---
title: Post-ASR LLM N-Best Transcription Correction
emoji: 🏢
colorFrom: yellow
colorTo: yellow
sdk: gradio
sdk_version: 5.21.0
app_file: app.py
pinned: false
license: mit
short_description: Generative Error Correction (GER) Task Baseline, WER 
---

# Post-ASR Text Correction WER Leaderboard

This application displays a baseline Word Error Rate (WER) leaderboard for the test data in the [GenSEC-LLM/SLT-Task1-Post-ASR-Text-Correction](https://huggingface.co/datasets/GenSEC-LLM/SLT-Task1-Post-ASR-Text-Correction) dataset.

## Dataset Sources

The leaderboard shows WER metrics for multiple speech recognition sources as columns:
- CHiME4
- CORAAL
- CommonVoice
- LRS2
- LibriSpeech (Clean and Other)
- SwitchBoard
- Tedlium-3
- OVERALL (aggregate across all sources)

## Metrics

The leaderboard displays as rows:
- **Count**: Number of examples in the test set for each source
- **No LM Baseline**: Word Error Rate between the reference transcription and 1-best ASR output without language model correction

## Baseline Calculation

Word Error Rate is calculated between:
- Reference transcription ("transcription" field)
- 1-best ASR output ("input1" field or first item from "hypothesis" when input1 is unavailable)

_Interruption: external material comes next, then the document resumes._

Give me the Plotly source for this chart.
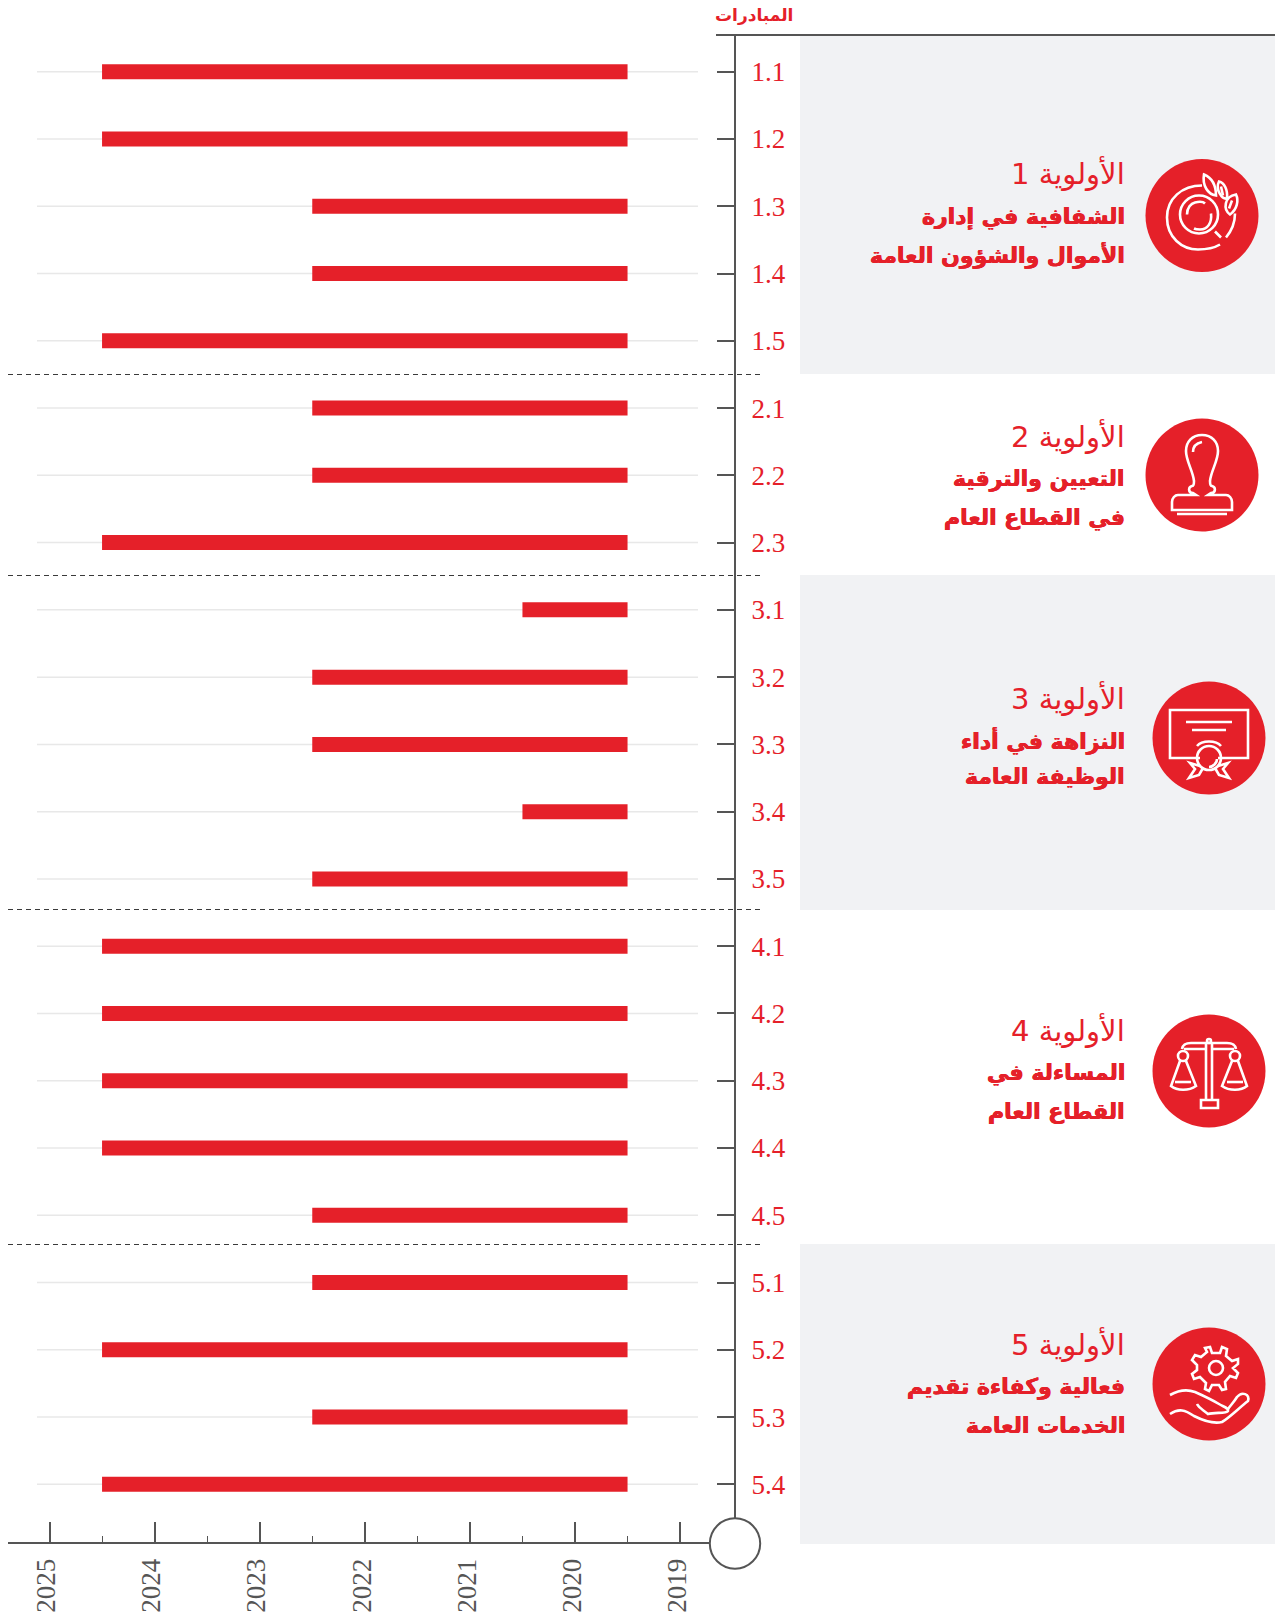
import re
import plotly.graph_objects as go

# ---------- data ----------
initiatives = ["1.1","1.2","1.3","1.4","1.5","2.1","2.2","2.3",
               "3.1","3.2","3.3","3.4","3.5",
               "4.1","4.2","4.3","4.4","4.5",
               "5.1","5.2","5.3","5.4"]
start_year = [2024.5,2024.5,2022.5,2022.5,2024.5,2022.5,2022.5,2024.5,
              2020.5,2022.5,2022.5,2020.5,2022.5,
              2024.5,2024.5,2024.5,2024.5,2022.5,
              2022.5,2024.5,2022.5,2024.5]
end_year = [2019.5] * 22
year_ticks = [2019,2020,2021,2022,2023,2024,2025]
half_ticks = [2019.5,2020.5,2021.5,2022.5,2023.5,2024.5]
priority_names = ["الأولوية 1","الأولوية 2","الأولوية 3","الأولوية 4","الأولوية 5"]
priority_line1 = ["الشفافية في إدارة","التعيين والترقية","النزاهة في أداء","المساءلة في","فعالية وكفاءة تقديم"]
priority_line2 = ["الأموال والشؤون العامة","في القطاع العام","الوظيفة العامة","القطاع العام","الخدمات العامة"]
header = "المبادرات"

# ---------- style ----------
W, H = 1275, 1616
L, R, T, B = 8, 734, 35, 1542
RED = "#E52029"; DARK = "#555555"; PANEL = "#F1F2F4"; GRID = "#E8E8E8"
SERIF = "Liberation Serif"
ARABIC = "DejaVu Sans"
HEAVY = "0.4px 0 0 #E52029, -0.4px 0 0 #E52029"
TEXT_RIGHT = 1127

def px(x): return (x - L) / (R - L)
def py(y): return (B - y) / (B - T)

def path_px(d, cx=0, cy=0):
    toks = re.findall(r"[A-Za-z]|-?\d+\.?\d*", d)
    out = []
    isx = True
    for t in toks:
        if t.isalpha():
            out.append(t); isx = True
        else:
            v = float(t)
            out.append(f"{px(v+cx):.5f}" if isx else f"{py(v+cy):.5f}")
            isx = not isx
    return " ".join(out)

def circ(cx, cy, r):
    k = 0.5523 * r
    return (f"M {cx-r} {cy} C {cx-r} {cy-k} {cx-k} {cy-r} {cx} {cy-r} "
            f"C {cx+k} {cy-r} {cx+r} {cy-k} {cx+r} {cy} "
            f"C {cx+r} {cy+k} {cx+k} {cy+r} {cx} {cy+r} "
            f"C {cx-k} {cy+r} {cx-r} {cy+k} {cx-r} {cy} Z")

shapes = []
def rect(x0, y0, x1, y1, color):
    shapes.append(dict(type="rect", xref="paper", yref="paper", x0=px(x0), x1=px(x1),
                       y0=py(y0), y1=py(y1), fillcolor=color, line_width=0, layer="below"))
def line(x0, y0, x1, y1, color, width, dash=None, layer="above"):
    shapes.append(dict(type="line", xref="paper", yref="paper", x0=px(x0), x1=px(x1),
                       y0=py(y0), y1=py(y1), line=dict(color=color, width=width, dash=dash), layer=layer))

for y0, y1 in [(35, 374), (575, 910), (1244, 1544)]:
    rect(800, y0, 1275, y1, PANEL)
line(716, 35, 1275, 35, DARK, 2)
for y in [374.5, 575.5, 909.5, 1244.5]:
    line(8, y, 760, y, "#3A3A3A", 1, "5px,4px")

# row guide lines (category position on the y axis)
for i in range(len(initiatives)):
    shapes.append(dict(type="line", xref="paper", yref="y", x0=px(37), x1=px(698), y0=i, y1=i,
                       line=dict(color=GRID, width=1.5), layer="below"))

# empty circle at axes origin
shapes.append(dict(type="path", xref="paper", yref="paper", path=path_px(circ(735, 1543.5, 25.2)),
                   fillcolor="white", line=dict(color=DARK, width=2), layer="above"))

def icon(cx, cy, strokes, w=2.6):
    shapes.append(dict(type="path", xref="paper", yref="paper", path=path_px(circ(cx, cy, 56.5)),
                       fillcolor=RED, line_width=0, layer="above"))
    for s in strokes:
        shapes.append(dict(type="path", xref="paper", yref="paper", path=path_px(s, cx, cy),
                           line=dict(color="white", width=w), layer="above"))

# 1 magnifier and leaves
icon(1202, 215.5, [
    "M 0 -30 C -20 -30 -35 -17 -35 2 C -35 22 -20 34 -4 34 C 5 34 13 32 18 29",
    "M 33 -2 C 33 7 29 16 24 22",
    circ(-3, -1, 19),
    "M -15 -1 C -15 -8 -11 -12 -7 -13 C -3 -14 1 -14 3 -12",
    "M 9 -2 C 10 7 6 14 -2 14 C -3 14 -6 14 -8 13",
    "M 13 16 L 19 22",
    "M 2 -41 C 9 -38 14 -31 14 -20 C 6 -21 0 -30 2 -41 Z",
    "M 17 -34 C 22 -33 26 -26 25 -17 C 20 -16 13 -26 17 -34 Z",
    "M 34 -21 C 37 -15 35 -6 28 -1 C 21 -6 22 -19 34 -21 Z",
    "M 19 -29 L 21 -20",
    "M 30 -15 L 27 -7",
])
# 2 stamp
icon(1202, 475, [
    "M 0 -40 C -10 -40 -16 -33 -16 -24 C -16 -14 -9 -4 -8 6 C -8 10 -9 11 -10 11 C -14 12 -14 18 -9 18 L -6 20 "
    "L -24 20 C -27 20 -30 23 -30 27 L -30 35 L 30 35 L 30 27 C 30 23 27 20 24 20 L 6 20 L 9 18 "
    "C 14 18 14 12 10 11 C 9 11 8 10 8 6 C 9 -4 16 -14 16 -24 C 16 -33 10 -40 0 -40 Z",
    "M -9 -23 C -9 -29 -5 -32 0 -33",
    "M -25 39 L 25 39",
])
# 3 certificate
icon(1209, 738, [
    "M -9 20 L -39 20 L -39 -28 L 39 -28 L 39 20 L 9 20",
    "M -23 -16 L 23 -16", "M -17 -8 L 17 -8",
    "M -12 8 C -7 2 7 2 12 8",
    circ(0, 20, 12),
    "M 0 29 C 4 29 8 25 8 21",
    "M -9 28 L -19 25 L -14 31 L -20 40 L -10 37 L -6 30",
    "M 9 28 L 19 25 L 14 31 L 20 40 L 10 37 L 6 30",
])
# 4 scales
icon(1209, 1071, [
    "M -3 -27 L -3 29 M 3 -27 L 3 29",
    "M -8 29 L 9 29 L 9 37 L -8 37 Z",
    "M -27 -22 C -26 -28 -21 -28 -18 -28 L 18 -28 C 21 -28 26 -28 27 -22",
    "M -25 -22 L -3 -22 M 3 -22 L 25 -22",
    circ(-26, -15, 5), circ(26, -15, 5),
    "M -29 -10 L -38 15 C -32 20 -20 20 -13 15 L -23 -10",
    "M 23 -10 L 13 15 C 20 20 32 20 38 15 L 29 -10",
    "M -34 11 L -18 11", "M 18 11 L 34 11",
    circ(0, -30, 2),
])
# 5 gear in hand
icon(1209, 1384, [
    circ(7, -16, 7),
    "M 1 -37 L 3 -31 L 11 -31 L 13 -37 L 18 -35 L 17 -28 L 23 -23 L 29 -25 L 29 -20 L 24 -16 L 29 -11 L 27 -6 L 21 -8 "
    "L 16 -2 L 17 5 L 13 6 L 10 1 L 3 1 L 0 7 L -4 5 L -3 -1 L -9 -7 L -15 -5 L -17 -10 L -12 -14 L -12 -19 L -17 -24 "
    "L -14 -29 L -8 -27 L -2 -32 L -4 -36 Z",
    "M -39 11 C -30 6 -22 5 -14 8 C -5 12 5 17 10 20 C 15 23 20 24 19 27 C 17 30 6 28 -1 30 C -7 25 -10 24 -12 20",
    "M -39 30 C -30 24 -24 26 -15 32 C -7 36 5 40 13 38 C 20 34 30 24 39 17 C 41 10 33 7 28 13 C 25 18 21 22 19 25",
])

annotations = []
name_y = [173, 436, 698, 1030, 1344]
l1_y = [216.5, 479, 740, 1073, 1387]
l2_y = [254.6, 517.5, 777, 1111, 1425]
for n, a, b, y0, y1, y2 in zip(priority_names, priority_line1, priority_line2, name_y, l1_y, l2_y):
    annotations.append(dict(text=n, x=px(TEXT_RIGHT), y=py(y0), font=dict(size=29, color=RED, family=ARABIC)))
    annotations.append(dict(text=f"<b>{a}</b>", x=px(TEXT_RIGHT), y=py(y1), font=dict(size=22, color=RED, family=ARABIC, shadow=HEAVY)))
    annotations.append(dict(text=f"<b>{b}</b>", x=px(TEXT_RIGHT), y=py(y2), font=dict(size=22, color=RED, family=ARABIC, shadow=HEAVY)))
annotations.append(dict(text=f"<b>{header}</b>", x=px(795), y=py(15), font=dict(size=17, color=RED, family=ARABIC)))
for a in annotations:
    a.update(xref="paper", yref="paper", xanchor="right", yanchor="middle", showarrow=False)

# pixel calibration of the two axes
x_left = 2025 + (49.5 - L) / 105.1
x_right = 2025 - (R - 49.5) / 105.1
y_top = (T - 71.7) / 67.27
y_bottom = (B - 71.7) / 67.27

fig = go.Figure(go.Bar(
    orientation="h",
    y=initiatives,
    base=end_year,
    x=[s - e for s, e in zip(start_year, end_year)],
    width=0.223,
    marker=dict(color=RED, line_width=0),
    hoverinfo="skip",
))
fig.update_layout(
    template="none",
    width=W, height=H, autosize=False, showlegend=False,
    margin=dict(l=L, r=W - R, t=T, b=H - B, pad=0),
    paper_bgcolor="white", plot_bgcolor="rgba(0,0,0,0)",
    shapes=shapes, annotations=annotations,
    xaxis=dict(
        automargin=False,
        range=[x_left, x_right], tickmode="array", tickvals=year_ticks,
        ticktext=[str(y) for y in year_ticks], showgrid=False, zeroline=False,
        showline=True, linecolor=DARK, linewidth=2,
        ticks="inside", ticklen=20, tickwidth=1.5, tickcolor=DARK,
        minor=dict(tickmode="array", tickvals=half_ticks, ticks="inside", ticklen=6, tickwidth=1, tickcolor=DARK, showgrid=False),
        tickangle=-90, tickfont=dict(family=SERIF, size=27, color=DARK), ticklabelstandoff=4, ticklabelshift=3,
    ),
    yaxis=dict(
        automargin=False,
        type="category", categoryorder="array", categoryarray=initiatives,
        range=[y_bottom, y_top], side="right", showgrid=False, zeroline=False,
        showline=True, linecolor=DARK, linewidth=2,
        ticks="inside", ticklen=17, tickwidth=2, tickcolor=DARK,
        tickfont=dict(family=SERIF, size=27, color=RED), ticklabelstandoff=10,
    ),
)
fig.write_html("out.html", config=dict(displayModeBar=False),
               post_script="document.body.style.margin='0';document.body.style.overflow='hidden';")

Lower WER values indicate better transcription accuracy.

Check out the configuration reference at https://huggingface.co/docs/hub/spaces-config-reference

## Table Structure

The leaderboard is displayed as a table with:

- **Rows**: "Number of Examples" and "Word Error Rate (WER)"
- **Columns**: Different data sources (CHiME4, CORAAL, CommonVoice, etc.) and OVERALL

Each cell shows the corresponding metric for that specific data source. The OVERALL column shows aggregate metrics across all sources.